A couple of years ago I bought the Snappy Nappy Napoleonic wargame rules. The booklet gathered dust on my shelves, but today I had an enjoyable afternoon, playtesting the game against club mate Fred.





I like the concept of A Campaign In a Day, with a group of players on different, interlocked tables.
This trial game was too quick and the test too short to judge the rules in full. Let me share a few first thoughts, my superficial first impression.
- The game is fast. Somebody described it as ‘a sprint into a knife fight’. To force a conclusion, players have to line up against each other, close the distance, because the weapon range is very small and firing not really effective, except pre-close combat.
- In other games, the commanders have a personality that affects their actions: Ney tends to attack, Schwartzenberg is careful etc. In Snappy Nappy, subcommanders get orders from the CiC, like attack, or: defend the area but don’t get into contact, or: withdraw etc.. Subcommanders have a limited ability to mitigate/change orders, depending on their nationality. If the CiC orders a CiC to move agressively towards the enemy, but according to a local Austrian subcommander, that would be foolish, the Austrian commander could decide to a more cautious advance (one grade less dynamic, on the Snappy Nappy orders table). A French commander could either be more agressive than ordered, or less agressive than ordered. French commanders were more trained in independent command.
- The game is easy. Mostly a 10-sided die and a simple combat results table. No difficult reaction tests, sub tables, very special rules for very special weapons or units.
- Morale is all. Units have a ‘morale value’. When hit, a unit can degrade and lose morale points. The unit must pass a test, otherwise immediately roll again, and risk losing another morale point. This means that in the beginning a unit will degrade slowly but near the end faster and faster. And if you roll badly, a great unit can rout after just one hit.
- It’s not a standard IGOUGO-game: players roll (modified) for Initiative. Winner moves/charges first.
We played the Austerlitz scenario with my 6mm troops. My first thoughts:
- Austerlitz is huge, with seven subcommanders per side, on one table. I should have tried a smaller scenario for playtesting.
- the important concept that every subcommander has his own orders and can change that somewhat depending on the local situation didn’t work out very well with just two opponents and a CiC who is also all his subcommanders on the table.
- scale: my 6mm is versatile, but the 6mm visual impact is bigger with more stands per unit. For example: my Blücher units are 72 figures/6 or sometimes 8 stands per unit. Snappy Nappy is just 2 stands per unit, economical, but my 6mm game now suddenly lacked grandeur, IMHO. I think this game should be played with 10-20mm figures for visual impact, or with 4 6mm stands instead of 2.

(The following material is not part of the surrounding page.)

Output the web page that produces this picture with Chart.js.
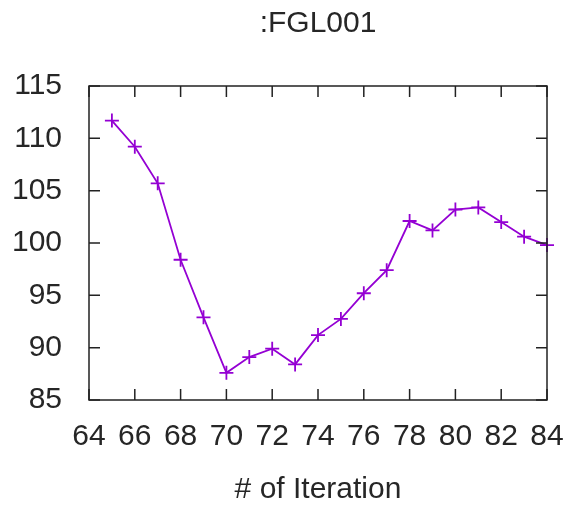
<!DOCTYPE html>
<html>
<head>
<meta charset="utf-8">
<script src="https://cdn.jsdelivr.net/npm/chart.js@4"></script>
<style>
  html, body { margin: 0; padding: 0; background: #fff; }
  canvas { display: block; }
</style>
</head>
<body>
<canvas id="fglChart" width="567" height="505"></canvas>
<script>
const iterations = [65, 66, 67, 68, 69, 70, 71, 72, 73, 74, 75, 76, 77, 78, 79, 80, 81, 82, 83, 84];
const values = [111.7, 109.2, 105.7, 98.4, 92.9, 87.6, 89.1, 89.9, 88.4, 91.2,
                92.75, 95.2, 97.4, 102.1, 101.2, 103.2, 103.4, 102.0, 100.6, 99.8];
const chartTitle = ':FGL001';
const xLabel = '# of Iteration';

const xMin = 64, xMax = 84, xStep = 2;
const yMin = 85, yMax = 115, yStep = 5;

const textColor = '#262626';
const lineColor = '#9400D3';

// gnuplot-like frame with inward ticks on all four sides
const framePlugin = {
    id: 'frame',
    afterDraw(chart) {
        const { ctx, chartArea: a, scales } = chart;
        const tick = 11;
        ctx.save();
        ctx.strokeStyle = '#222';
        ctx.lineWidth = 1.5;
        ctx.strokeRect(a.left, a.top, a.right - a.left, a.bottom - a.top);
        ctx.beginPath();
        scales.x.ticks.forEach(t => {
            const px = scales.x.getPixelForValue(t.value);
            ctx.moveTo(px, a.bottom); ctx.lineTo(px, a.bottom - tick);
            ctx.moveTo(px, a.top); ctx.lineTo(px, a.top + tick);
        });
        scales.y.ticks.forEach(t => {
            const py = scales.y.getPixelForValue(t.value);
            ctx.moveTo(a.left, py); ctx.lineTo(a.left + tick, py);
            ctx.moveTo(a.right, py); ctx.lineTo(a.right - tick, py);
        });
        ctx.stroke();
        ctx.restore();
    }
};

Chart.defaults.font.family = "'Liberation Sans', Arial, sans-serif";
Chart.defaults.color = textColor;

const ctx = document.getElementById('fglChart').getContext('2d');
new Chart(ctx, {
    type: 'line',
    data: {
        datasets: [{
            data: iterations.map((it, i) => ({ x: it, y: values[i] })),
            borderColor: lineColor,
            backgroundColor: lineColor,
            borderWidth: 1.8,
            pointStyle: 'cross',
            pointRadius: 7,
            pointBorderWidth: 1.8,
            pointBorderColor: lineColor,
            tension: 0,
            fill: false,
            clip: false
        }]
    },
    options: {
        responsive: false,
        animation: false,
        layout: { padding: 0 },
        plugins: {
            legend: { display: false },
            tooltip: { enabled: false },
            title: {
                display: true,
                text: chartTitle,
                fullSize: false,
                color: textColor,
                font: { size: 30, weight: 'normal' },
                padding: { top: 6, bottom: 44 }
            }
        },
        scales: {
            x: {
                type: 'linear',
                min: xMin,
                max: xMax,
                grid: { display: false, drawTicks: false },
                border: { display: false },
                ticks: { stepSize: xStep, padding: 19, font: { size: 30 }, color: textColor, maxRotation: 0 },
                title: { display: true, text: xLabel, font: { size: 30, lineHeight: 1 }, color: textColor, padding: { top: 0, bottom: 0 } },
                afterFit: scale => {
                    scale.height = 105;
                    scale.paddingLeft = 0;
                    scale.paddingRight = 20;
                }
            },
            y: {
                min: yMin,
                max: yMax,
                grid: { display: false, drawTicks: false },
                border: { display: false },
                ticks: { stepSize: yStep, padding: 27, font: { size: 30 }, color: textColor },
                afterFit: scale => { scale.width = 89; }
            }
        }
    },
    plugins: [framePlugin]
});
</script>
</body>
</html>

- Little Wars TV made a ‘Snappier Nappy’ QRS. With somewhat different modifiers/house rules. We sometimes used that different QRS and that caused confusion. Which rule should we use? The original or the updated /house ruled LWTV-version?
The game is not really meant to be a large two-player game on a single table, I thought. For that I’d prefer Blücher. For multiplayer gaming on different tables I still think it’s excellent, minimal complexity, tactical choices and unexpected events. That’s my first impression.
It works OK as a one on one wargame, but I very much agree, not what I’d use for that myself either. A big multi-player games is very suitable, but it is the Campaign in a Day events that shine. Try one some time when the pandemic has subsided.